__Your objective__
Only the lines from the start of the data to the line containing "import matplotlib.pyplot as plt", both included, should be output, exactly and without pictures.

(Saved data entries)

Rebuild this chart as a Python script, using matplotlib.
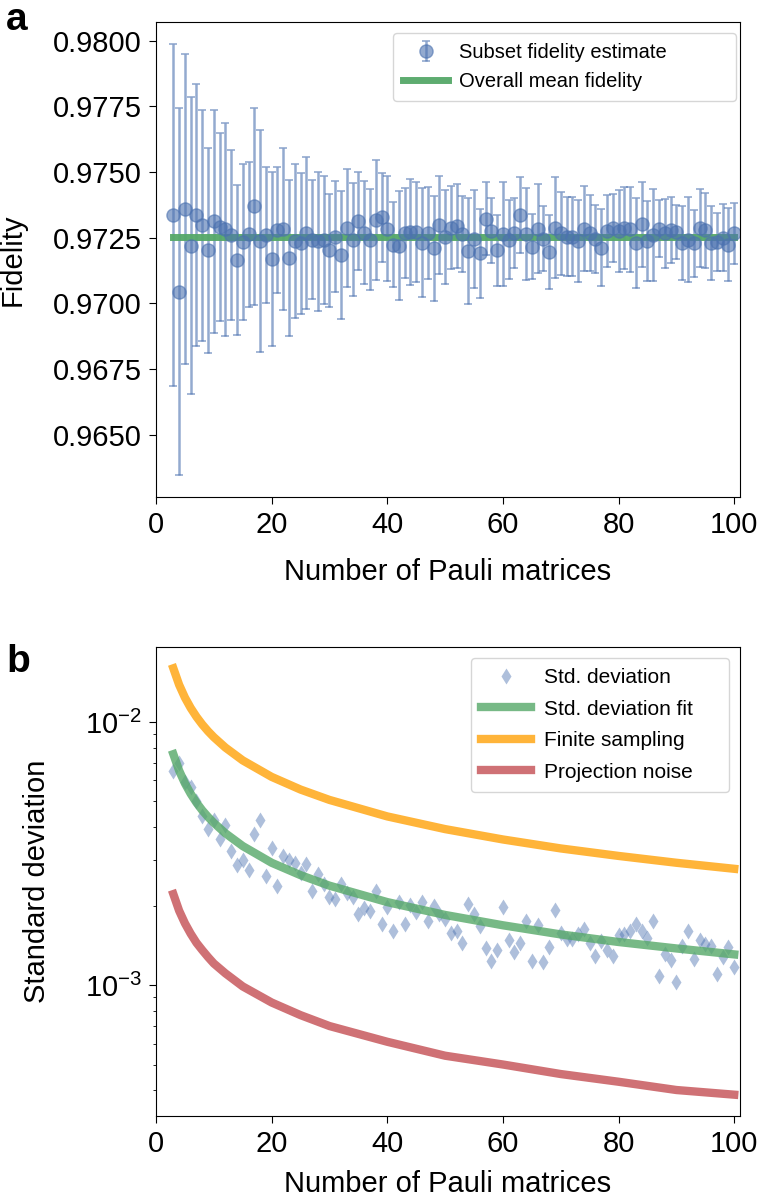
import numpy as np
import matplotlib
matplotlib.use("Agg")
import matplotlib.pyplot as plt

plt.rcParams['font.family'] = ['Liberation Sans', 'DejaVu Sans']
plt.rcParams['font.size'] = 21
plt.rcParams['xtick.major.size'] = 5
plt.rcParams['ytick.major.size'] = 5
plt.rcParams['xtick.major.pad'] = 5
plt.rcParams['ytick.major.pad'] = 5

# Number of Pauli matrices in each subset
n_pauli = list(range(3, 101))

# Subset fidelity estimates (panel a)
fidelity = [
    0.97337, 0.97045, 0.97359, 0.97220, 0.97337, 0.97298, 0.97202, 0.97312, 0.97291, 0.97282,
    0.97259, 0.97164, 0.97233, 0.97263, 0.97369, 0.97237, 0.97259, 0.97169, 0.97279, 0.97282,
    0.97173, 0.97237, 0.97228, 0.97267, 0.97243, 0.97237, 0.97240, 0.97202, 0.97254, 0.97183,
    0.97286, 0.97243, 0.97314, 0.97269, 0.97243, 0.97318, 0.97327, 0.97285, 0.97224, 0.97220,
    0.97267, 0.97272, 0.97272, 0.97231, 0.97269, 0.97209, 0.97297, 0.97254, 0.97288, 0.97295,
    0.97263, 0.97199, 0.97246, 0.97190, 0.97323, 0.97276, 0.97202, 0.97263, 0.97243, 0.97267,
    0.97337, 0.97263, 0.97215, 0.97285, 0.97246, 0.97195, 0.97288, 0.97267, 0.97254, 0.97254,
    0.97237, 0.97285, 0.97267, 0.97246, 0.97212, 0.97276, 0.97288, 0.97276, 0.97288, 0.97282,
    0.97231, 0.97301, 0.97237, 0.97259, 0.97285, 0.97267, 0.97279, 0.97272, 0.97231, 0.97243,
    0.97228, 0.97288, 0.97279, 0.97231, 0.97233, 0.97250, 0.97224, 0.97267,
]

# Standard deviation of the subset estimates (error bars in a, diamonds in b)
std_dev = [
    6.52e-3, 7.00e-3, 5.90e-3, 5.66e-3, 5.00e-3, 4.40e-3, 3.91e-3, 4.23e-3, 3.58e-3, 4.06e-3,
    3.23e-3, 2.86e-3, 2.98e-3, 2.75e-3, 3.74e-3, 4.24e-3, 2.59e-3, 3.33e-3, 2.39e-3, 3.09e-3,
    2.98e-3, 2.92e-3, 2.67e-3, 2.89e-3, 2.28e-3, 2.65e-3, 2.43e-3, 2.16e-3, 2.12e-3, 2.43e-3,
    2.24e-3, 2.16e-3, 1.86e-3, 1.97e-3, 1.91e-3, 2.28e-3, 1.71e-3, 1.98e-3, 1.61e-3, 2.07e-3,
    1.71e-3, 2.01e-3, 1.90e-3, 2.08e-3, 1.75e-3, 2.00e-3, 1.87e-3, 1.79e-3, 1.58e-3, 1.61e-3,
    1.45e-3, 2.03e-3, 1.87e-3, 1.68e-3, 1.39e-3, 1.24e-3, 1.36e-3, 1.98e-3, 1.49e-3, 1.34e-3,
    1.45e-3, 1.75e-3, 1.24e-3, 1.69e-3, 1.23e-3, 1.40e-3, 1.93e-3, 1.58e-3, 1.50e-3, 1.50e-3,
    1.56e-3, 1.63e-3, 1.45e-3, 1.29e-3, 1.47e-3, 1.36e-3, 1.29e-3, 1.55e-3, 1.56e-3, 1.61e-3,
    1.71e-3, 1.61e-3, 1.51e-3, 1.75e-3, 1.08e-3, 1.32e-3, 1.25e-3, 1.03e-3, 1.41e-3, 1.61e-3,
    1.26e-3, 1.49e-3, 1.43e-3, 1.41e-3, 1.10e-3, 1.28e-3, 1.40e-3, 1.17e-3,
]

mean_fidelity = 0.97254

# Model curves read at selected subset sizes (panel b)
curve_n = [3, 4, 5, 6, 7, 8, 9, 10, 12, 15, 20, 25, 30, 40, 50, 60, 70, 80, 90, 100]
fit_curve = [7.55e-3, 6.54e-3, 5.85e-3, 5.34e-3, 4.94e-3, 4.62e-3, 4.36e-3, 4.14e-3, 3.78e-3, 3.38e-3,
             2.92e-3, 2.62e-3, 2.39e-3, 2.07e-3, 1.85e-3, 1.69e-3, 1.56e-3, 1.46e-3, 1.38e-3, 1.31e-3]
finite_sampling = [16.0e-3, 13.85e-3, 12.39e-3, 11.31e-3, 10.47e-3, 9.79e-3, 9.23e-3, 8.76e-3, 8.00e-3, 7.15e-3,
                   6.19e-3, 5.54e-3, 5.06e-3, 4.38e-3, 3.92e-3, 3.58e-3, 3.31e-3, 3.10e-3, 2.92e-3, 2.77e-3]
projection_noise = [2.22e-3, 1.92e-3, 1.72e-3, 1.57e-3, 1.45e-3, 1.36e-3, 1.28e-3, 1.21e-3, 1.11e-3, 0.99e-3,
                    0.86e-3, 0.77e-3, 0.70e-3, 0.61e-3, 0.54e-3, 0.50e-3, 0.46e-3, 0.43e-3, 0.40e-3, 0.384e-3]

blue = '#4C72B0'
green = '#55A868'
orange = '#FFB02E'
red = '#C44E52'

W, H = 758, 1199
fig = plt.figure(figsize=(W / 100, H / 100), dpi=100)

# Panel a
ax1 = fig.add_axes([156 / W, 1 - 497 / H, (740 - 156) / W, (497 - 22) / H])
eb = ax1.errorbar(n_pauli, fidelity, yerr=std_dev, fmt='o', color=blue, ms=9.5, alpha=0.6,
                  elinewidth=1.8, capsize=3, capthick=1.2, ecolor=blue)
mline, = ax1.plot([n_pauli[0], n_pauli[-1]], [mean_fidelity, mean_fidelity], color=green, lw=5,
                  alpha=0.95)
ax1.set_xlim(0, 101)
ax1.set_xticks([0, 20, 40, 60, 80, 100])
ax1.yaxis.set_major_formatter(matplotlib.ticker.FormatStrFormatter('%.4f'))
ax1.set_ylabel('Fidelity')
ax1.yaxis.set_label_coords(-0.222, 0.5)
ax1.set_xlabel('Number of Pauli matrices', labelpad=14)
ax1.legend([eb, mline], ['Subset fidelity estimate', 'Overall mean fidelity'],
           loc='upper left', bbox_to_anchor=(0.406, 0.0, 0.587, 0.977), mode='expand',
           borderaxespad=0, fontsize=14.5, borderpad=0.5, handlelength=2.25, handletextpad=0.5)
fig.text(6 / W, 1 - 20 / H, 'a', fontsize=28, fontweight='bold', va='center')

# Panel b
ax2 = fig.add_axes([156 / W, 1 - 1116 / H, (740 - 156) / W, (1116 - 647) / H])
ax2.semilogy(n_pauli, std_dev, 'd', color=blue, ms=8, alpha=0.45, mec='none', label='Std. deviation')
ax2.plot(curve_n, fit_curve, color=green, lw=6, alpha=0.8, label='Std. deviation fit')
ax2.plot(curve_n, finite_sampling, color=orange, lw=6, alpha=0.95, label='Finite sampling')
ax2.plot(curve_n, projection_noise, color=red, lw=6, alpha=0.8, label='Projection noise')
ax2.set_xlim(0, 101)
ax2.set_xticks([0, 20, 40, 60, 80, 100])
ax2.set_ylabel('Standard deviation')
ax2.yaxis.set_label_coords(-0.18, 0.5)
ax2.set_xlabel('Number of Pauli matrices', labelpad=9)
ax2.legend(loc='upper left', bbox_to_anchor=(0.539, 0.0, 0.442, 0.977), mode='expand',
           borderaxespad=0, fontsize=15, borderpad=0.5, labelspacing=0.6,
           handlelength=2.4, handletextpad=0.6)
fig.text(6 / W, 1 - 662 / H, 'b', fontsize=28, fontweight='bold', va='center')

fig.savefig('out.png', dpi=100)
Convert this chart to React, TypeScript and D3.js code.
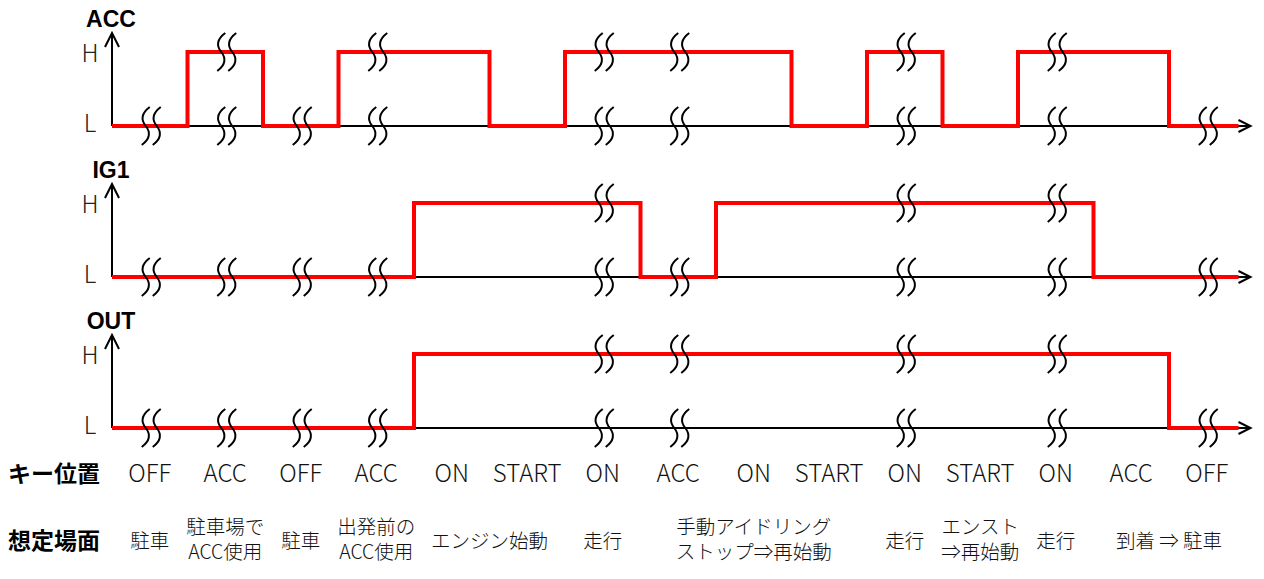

__Reply to the task__
Rebuild this chart as a Python script, using matplotlib.
import numpy as np
import matplotlib
matplotlib.use("Agg")
import matplotlib.pyplot as plt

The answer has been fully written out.